Bildiride, bir defa birinci tespitte hakkın teslimi söz konusudur. O da şu “Zulüm gören her halk gibi Suriye halkının da zulme karşı direnmeye hakkı vardır. Bu mücadele meşrudur.”
Diğer ikinci tespit de şu “Baas rejimi zulüm yapmaktadır ve Esed de zalim bir diktatördür. Bu nedenle Esed ve rejimi yıkılmalıdır.”
Üçüncü bölümde ise çözüme işaret edilmiştir. Suriye’deki muhalefetin çok parçalı olması ve Baas rejiminin köklü yapısı karşısında muhaliflerin birleşmesinin zorunlu olduğu ve bu birleşmenin de ancak ortak payda olan İslami esaslara dayalı bir yönetim altında olabileceğidir.

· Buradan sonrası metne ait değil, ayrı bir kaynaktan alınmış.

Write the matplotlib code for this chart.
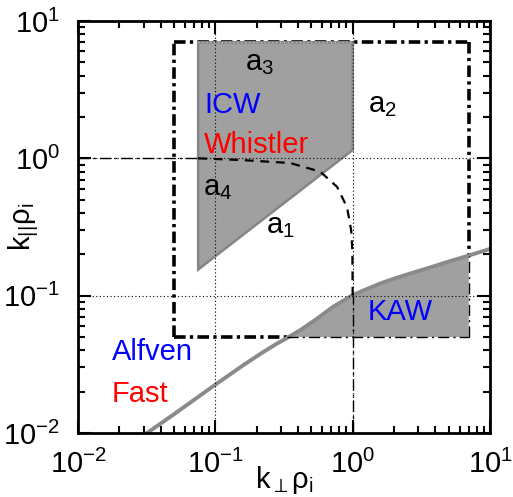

Değinilen son belki de en önemli noktada ise bu haklı mücadeleye dış müdahalelerin olmaması gerektiğidir. Bu açıdan bildiriye şu açıklama da eklenmiş, “Emperyalist ve siyonist güçler bu haklı mücadeleyi kendi çıkarları için kullanabilmek ve yönlendirmek için yoğun bir çaba içerisindedirler. Bu mesele özelde Suriye halkının meselesi olmakla birlikte aynı zamanda İslam ümmetinin bir meselesidir. Haçlı zihniyetlilerin müdahaleye hakkı yoktur. Türkiye de ABD`nin ve siyonist israil`in Ortadoğu politikalarının taşeronu ve uygulayıcısı olmamalıdır. Muhtemel bir dış müdahalenin sonucu aynen Irak`ta olduğu gibi felaket olur.”

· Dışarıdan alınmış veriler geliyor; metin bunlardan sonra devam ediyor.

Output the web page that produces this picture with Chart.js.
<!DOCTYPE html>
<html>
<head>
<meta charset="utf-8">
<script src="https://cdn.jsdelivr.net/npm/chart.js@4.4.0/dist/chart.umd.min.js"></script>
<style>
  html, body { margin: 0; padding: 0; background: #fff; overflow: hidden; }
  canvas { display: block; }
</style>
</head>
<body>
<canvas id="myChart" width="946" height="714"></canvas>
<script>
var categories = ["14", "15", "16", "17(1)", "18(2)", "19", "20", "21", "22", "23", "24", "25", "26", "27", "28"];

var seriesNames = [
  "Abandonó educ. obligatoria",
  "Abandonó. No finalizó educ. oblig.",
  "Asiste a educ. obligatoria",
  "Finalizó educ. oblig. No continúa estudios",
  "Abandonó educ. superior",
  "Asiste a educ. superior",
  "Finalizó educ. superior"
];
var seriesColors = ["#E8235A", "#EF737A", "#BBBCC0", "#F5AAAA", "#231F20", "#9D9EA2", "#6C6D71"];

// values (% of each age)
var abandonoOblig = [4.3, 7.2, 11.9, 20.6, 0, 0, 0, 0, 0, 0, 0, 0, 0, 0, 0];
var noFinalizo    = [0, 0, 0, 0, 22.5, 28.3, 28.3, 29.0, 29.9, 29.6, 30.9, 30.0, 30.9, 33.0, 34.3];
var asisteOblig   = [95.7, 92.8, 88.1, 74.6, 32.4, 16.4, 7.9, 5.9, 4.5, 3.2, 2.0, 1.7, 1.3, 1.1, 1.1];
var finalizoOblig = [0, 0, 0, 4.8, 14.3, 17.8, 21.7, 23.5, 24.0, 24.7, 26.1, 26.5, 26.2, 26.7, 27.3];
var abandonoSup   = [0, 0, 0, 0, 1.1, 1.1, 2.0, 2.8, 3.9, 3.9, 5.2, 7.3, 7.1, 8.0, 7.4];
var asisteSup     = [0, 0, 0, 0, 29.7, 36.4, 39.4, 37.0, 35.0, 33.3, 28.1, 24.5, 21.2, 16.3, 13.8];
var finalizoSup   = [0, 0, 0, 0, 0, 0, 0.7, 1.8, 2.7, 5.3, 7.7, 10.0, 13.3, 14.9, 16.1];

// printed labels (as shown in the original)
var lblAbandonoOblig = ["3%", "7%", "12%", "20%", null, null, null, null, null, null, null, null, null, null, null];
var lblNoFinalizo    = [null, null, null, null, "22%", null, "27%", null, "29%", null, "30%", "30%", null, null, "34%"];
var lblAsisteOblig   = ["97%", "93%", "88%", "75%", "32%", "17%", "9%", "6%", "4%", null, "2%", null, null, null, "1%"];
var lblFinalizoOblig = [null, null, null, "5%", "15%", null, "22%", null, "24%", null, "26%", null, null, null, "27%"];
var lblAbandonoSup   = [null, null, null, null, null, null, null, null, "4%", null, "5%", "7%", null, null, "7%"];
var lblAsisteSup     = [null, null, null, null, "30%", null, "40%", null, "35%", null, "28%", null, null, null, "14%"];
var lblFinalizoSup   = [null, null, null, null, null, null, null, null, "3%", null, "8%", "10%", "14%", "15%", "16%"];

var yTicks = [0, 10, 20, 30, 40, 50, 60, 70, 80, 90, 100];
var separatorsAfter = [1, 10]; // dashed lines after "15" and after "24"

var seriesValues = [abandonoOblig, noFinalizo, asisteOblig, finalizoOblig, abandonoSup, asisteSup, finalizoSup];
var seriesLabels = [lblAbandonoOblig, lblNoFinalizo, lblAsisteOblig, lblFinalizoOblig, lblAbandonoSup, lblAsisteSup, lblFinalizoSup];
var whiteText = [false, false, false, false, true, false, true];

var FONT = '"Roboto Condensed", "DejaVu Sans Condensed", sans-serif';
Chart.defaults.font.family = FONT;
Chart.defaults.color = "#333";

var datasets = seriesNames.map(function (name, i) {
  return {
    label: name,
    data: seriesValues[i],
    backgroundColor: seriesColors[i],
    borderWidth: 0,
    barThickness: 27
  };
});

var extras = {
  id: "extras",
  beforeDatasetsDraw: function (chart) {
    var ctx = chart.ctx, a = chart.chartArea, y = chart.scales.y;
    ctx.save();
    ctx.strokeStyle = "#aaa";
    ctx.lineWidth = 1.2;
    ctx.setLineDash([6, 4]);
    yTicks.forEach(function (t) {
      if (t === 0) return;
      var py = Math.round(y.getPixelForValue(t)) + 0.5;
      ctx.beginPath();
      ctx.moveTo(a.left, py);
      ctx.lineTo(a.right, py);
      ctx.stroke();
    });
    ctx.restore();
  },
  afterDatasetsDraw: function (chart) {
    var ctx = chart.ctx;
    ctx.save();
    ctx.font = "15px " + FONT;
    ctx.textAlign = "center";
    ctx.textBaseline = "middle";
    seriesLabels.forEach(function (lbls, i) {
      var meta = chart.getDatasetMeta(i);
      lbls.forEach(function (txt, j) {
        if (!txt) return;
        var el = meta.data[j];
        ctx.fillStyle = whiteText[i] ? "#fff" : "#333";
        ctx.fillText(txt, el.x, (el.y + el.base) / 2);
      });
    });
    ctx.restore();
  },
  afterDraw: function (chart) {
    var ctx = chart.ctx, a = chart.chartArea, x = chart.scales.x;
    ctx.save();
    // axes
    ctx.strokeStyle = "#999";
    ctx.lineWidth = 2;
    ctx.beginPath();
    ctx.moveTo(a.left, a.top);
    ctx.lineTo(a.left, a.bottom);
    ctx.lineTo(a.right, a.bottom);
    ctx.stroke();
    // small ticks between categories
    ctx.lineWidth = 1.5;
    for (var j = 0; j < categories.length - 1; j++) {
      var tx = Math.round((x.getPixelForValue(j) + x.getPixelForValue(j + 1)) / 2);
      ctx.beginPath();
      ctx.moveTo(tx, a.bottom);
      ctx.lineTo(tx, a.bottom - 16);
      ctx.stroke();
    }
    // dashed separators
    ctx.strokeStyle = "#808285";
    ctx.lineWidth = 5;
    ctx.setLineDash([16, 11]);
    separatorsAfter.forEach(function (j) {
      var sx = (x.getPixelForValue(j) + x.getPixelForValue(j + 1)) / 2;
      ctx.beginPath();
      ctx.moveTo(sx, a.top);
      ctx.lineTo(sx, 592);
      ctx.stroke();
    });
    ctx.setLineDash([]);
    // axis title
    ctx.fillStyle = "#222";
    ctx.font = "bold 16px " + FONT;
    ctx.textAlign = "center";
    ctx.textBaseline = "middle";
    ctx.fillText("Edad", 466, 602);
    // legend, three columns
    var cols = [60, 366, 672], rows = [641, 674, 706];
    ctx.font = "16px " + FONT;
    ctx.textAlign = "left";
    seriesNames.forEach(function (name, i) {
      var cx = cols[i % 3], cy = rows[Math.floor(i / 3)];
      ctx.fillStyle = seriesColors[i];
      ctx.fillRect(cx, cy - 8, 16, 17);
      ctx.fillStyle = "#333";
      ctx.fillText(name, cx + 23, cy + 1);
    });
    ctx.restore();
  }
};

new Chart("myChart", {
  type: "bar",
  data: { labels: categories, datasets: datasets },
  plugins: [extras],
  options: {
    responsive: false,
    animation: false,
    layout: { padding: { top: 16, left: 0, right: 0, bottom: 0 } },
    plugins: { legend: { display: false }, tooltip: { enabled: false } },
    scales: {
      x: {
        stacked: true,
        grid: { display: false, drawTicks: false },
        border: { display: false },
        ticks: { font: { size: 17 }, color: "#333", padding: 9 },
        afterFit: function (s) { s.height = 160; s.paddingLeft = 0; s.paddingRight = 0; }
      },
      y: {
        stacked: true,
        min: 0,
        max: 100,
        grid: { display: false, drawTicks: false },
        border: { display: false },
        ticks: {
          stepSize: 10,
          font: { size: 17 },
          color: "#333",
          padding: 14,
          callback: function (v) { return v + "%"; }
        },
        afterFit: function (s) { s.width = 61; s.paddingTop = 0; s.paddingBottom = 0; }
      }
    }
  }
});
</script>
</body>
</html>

Açıklama formülize edilecek olursa, Esat gitmeli ama Esat sonrasına dış güçler değil halkın iradesi karar vermeli bu ortak irade ise ancak İslami Esaslar üzerinde oluşabilir.
Dış kaynaklı olmayan, Taraf tutmaktan uzak ve en vicdani olan çözüm şekli de bu olsa gerek.

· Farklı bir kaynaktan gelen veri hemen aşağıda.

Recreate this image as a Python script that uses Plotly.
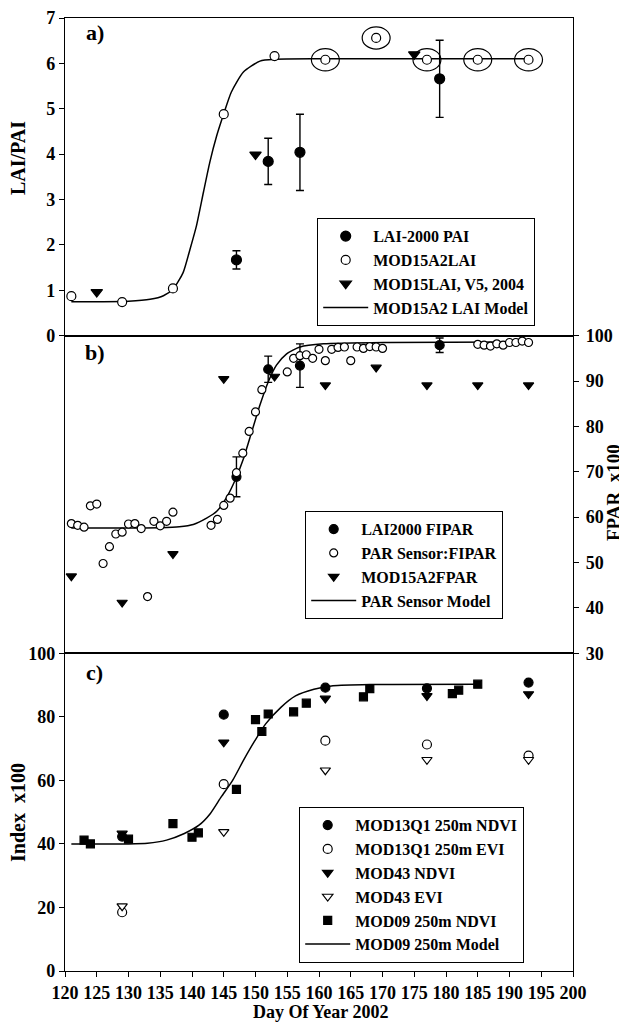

Son olarak mesleki yaşantısını İnançları gereği İslami davalara adayan, mazlumun ve mağdurun yanında yer alan ve bunu kendisine şiar edinen ve kendisini bu yönü ile tanıdığımız değerli Meslektaşımız sayın Av. Osman Karahan’ın Suriye’de yaşanan çatışmalarda hayatını kaybettiğini teessürle öğrenmiş bulunmaktayız. Kendisine Allah’tan rahmet, yakınlarına ve dava arkadaşlarına da başsağlığı diliyorum.